Each line of the listing must be transcribed exactly, except for the images, which should be excluded.

→ **Material provided**:
********************
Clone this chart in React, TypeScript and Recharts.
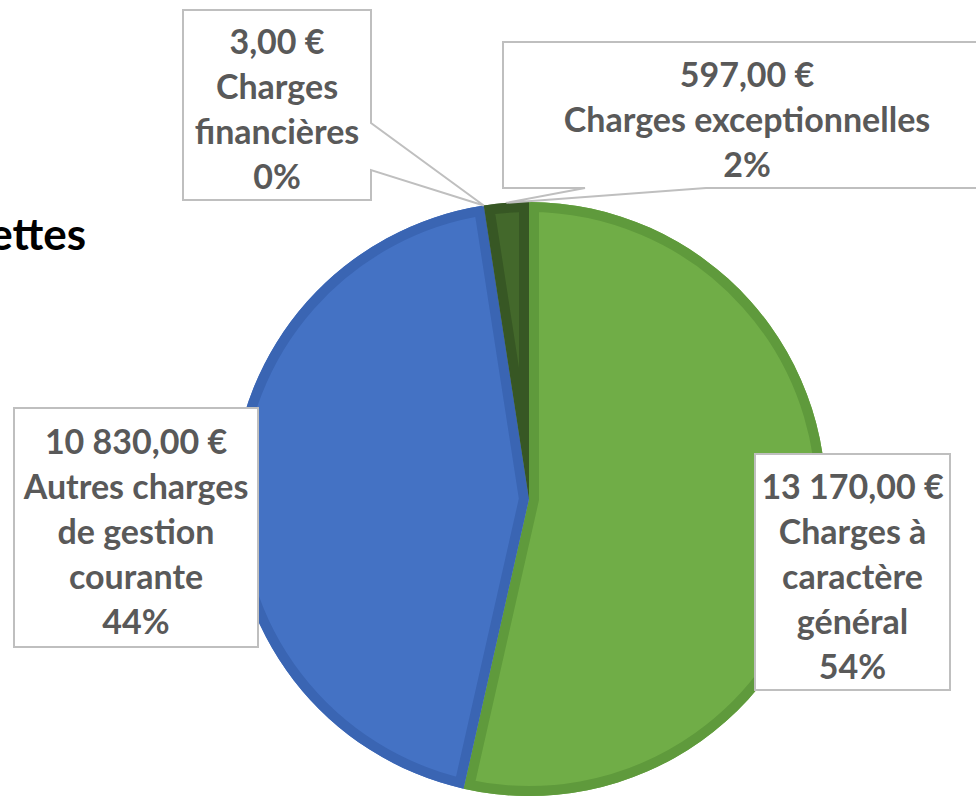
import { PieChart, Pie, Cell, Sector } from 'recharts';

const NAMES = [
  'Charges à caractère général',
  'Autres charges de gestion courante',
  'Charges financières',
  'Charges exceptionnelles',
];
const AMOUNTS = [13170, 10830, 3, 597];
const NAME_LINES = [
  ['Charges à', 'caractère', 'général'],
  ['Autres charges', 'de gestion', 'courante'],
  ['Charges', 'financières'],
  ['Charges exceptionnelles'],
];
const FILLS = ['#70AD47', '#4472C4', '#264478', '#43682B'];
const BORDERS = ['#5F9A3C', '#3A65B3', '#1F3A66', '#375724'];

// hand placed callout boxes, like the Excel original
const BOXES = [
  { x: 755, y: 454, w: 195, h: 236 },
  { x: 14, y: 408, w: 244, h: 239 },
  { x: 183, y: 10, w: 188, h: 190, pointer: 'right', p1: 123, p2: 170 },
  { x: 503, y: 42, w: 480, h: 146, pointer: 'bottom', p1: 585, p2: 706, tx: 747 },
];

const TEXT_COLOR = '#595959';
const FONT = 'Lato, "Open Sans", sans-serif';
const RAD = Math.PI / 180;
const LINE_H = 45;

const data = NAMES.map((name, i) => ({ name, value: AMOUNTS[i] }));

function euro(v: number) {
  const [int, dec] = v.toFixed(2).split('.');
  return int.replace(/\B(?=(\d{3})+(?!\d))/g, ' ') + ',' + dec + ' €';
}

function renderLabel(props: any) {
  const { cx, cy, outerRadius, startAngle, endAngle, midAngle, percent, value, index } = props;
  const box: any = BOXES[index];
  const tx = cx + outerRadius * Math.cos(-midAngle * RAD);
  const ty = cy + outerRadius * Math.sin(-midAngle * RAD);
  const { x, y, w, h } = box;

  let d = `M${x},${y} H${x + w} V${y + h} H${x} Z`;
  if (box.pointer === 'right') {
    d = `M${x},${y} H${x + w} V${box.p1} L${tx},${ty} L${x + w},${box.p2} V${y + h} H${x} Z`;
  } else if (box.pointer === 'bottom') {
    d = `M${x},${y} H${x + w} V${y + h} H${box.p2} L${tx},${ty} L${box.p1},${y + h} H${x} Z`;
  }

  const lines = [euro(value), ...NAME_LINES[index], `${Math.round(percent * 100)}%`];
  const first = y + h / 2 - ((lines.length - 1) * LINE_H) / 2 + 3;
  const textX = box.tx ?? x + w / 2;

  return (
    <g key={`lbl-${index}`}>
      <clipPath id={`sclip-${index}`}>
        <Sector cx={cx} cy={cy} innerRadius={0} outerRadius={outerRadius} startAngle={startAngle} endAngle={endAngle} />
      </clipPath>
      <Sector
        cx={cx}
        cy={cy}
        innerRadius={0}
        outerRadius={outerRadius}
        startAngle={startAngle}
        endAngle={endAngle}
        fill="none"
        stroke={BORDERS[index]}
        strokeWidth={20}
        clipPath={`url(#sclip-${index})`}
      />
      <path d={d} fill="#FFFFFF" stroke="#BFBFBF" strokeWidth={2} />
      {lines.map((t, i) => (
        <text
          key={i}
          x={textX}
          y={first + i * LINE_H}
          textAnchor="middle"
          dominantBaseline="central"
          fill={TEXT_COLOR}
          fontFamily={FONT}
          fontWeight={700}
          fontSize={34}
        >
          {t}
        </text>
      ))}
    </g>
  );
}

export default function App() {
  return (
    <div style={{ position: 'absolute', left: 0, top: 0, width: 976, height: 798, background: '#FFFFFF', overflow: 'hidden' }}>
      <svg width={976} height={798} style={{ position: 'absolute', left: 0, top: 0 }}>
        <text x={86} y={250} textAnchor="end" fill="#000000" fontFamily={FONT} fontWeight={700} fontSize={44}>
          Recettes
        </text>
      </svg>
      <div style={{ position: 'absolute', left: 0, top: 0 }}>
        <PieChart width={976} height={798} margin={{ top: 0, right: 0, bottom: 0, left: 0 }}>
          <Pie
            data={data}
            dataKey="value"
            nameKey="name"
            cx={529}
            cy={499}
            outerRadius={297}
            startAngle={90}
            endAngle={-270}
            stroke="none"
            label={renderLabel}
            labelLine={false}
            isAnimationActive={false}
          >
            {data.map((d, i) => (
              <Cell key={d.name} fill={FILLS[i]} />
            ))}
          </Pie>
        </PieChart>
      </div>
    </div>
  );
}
********************
→ **Exercise output**:
Clone this chart in React, TypeScript and Recharts.
import { PieChart, Pie, Cell, Sector } from 'recharts';

const NAMES = [
  'Charges à caractère général',
  'Autres charges de gestion courante',
  'Charges financières',
  'Charges exceptionnelles',
];
const AMOUNTS = [13170, 10830, 3, 597];
const NAME_LINES = [
  ['Charges à', 'caractère', 'général'],
  ['Autres charges', 'de gestion', 'courante'],
  ['Charges', 'financières'],
  ['Charges exceptionnelles'],
];
const FILLS = ['#70AD47', '#4472C4', '#264478', '#43682B'];
const BORDERS = ['#5F9A3C', '#3A65B3', '#1F3A66', '#375724'];

// hand placed callout boxes, like the Excel original
const BOXES = [
  { x: 755, y: 454, w: 195, h: 236 },
  { x: 14, y: 408, w: 244, h: 239 },
  { x: 183, y: 10, w: 188, h: 190, pointer: 'right', p1: 123, p2: 170 },
  { x: 503, y: 42, w: 480, h: 146, pointer: 'bottom', p1: 585, p2: 706, tx: 747 },
];

const TEXT_COLOR = '#595959';
const FONT = 'Lato, "Open Sans", sans-serif';
const RAD = Math.PI / 180;
const LINE_H = 45;

const data = NAMES.map((name, i) => ({ name, value: AMOUNTS[i] }));

function euro(v: number) {
  const [int, dec] = v.toFixed(2).split('.');
  return int.replace(/\B(?=(\d{3})+(?!\d))/g, ' ') + ',' + dec + ' €';
}

function renderLabel(props: any) {
  const { cx, cy, outerRadius, startAngle, endAngle, midAngle, percent, value, index } = props;
  const box: any = BOXES[index];
  const tx = cx + outerRadius * Math.cos(-midAngle * RAD);
  const ty = cy + outerRadius * Math.sin(-midAngle * RAD);
  const { x, y, w, h } = box;

  let d = `M${x},${y} H${x + w} V${y + h} H${x} Z`;
  if (box.pointer === 'right') {
    d = `M${x},${y} H${x + w} V${box.p1} L${tx},${ty} L${x + w},${box.p2} V${y + h} H${x} Z`;
  } else if (box.pointer === 'bottom') {
    d = `M${x},${y} H${x + w} V${y + h} H${box.p2} L${tx},${ty} L${box.p1},${y + h} H${x} Z`;
  }

  const lines = [euro(value), ...NAME_LINES[index], `${Math.round(percent * 100)}%`];
  const first = y + h / 2 - ((lines.length - 1) * LINE_H) / 2 + 3;
  const textX = box.tx ?? x + w / 2;

  return (
    <g key={`lbl-${index}`}>
      <clipPath id={`sclip-${index}`}>
        <Sector cx={cx} cy={cy} innerRadius={0} outerRadius={outerRadius} startAngle={startAngle} endAngle={endAngle} />
      </clipPath>
      <Sector
        cx={cx}
        cy={cy}
        innerRadius={0}
        outerRadius={outerRadius}
        startAngle={startAngle}
        endAngle={endAngle}
        fill="none"
        stroke={BORDERS[index]}
        strokeWidth={20}
        clipPath={`url(#sclip-${index})`}
      />
      <path d={d} fill="#FFFFFF" stroke="#BFBFBF" strokeWidth={2} />
      {lines.map((t, i) => (
        <text
          key={i}
          x={textX}
          y={first + i * LINE_H}
          textAnchor="middle"
          dominantBaseline="central"
          fill={TEXT_COLOR}
          fontFamily={FONT}
          fontWeight={700}
          fontSize={34}
        >
          {t}
        </text>
      ))}
    </g>
  );
}

export default function App() {
  return (
    <div style={{ position: 'absolute', left: 0, top: 0, width: 976, height: 798, background: '#FFFFFF', overflow: 'hidden' }}>
      <svg width={976} height={798} style={{ position: 'absolute', left: 0, top: 0 }}>
        <text x={86} y={250} textAnchor="end" fill="#000000" fontFamily={FONT} fontWeight={700} fontSize={44}>
          Recettes
        </text>
      </svg>
      <div style={{ position: 'absolute', left: 0, top: 0 }}>
        <PieChart width={976} height={798} margin={{ top: 0, right: 0, bottom: 0, left: 0 }}>
          <Pie
            data={data}
            dataKey="value"
            nameKey="name"
            cx={529}
            cy={499}
            outerRadius={297}
            startAngle={90}
            endAngle={-270}
            stroke="none"
            label={renderLabel}
            labelLine={false}
            isAnimationActive={false}
          >
            {data.map((d, i) => (
              <Cell key={d.name} fill={FILLS[i]} />
            ))}
          </Pie>
        </PieChart>
      </div>
    </div>
  );
}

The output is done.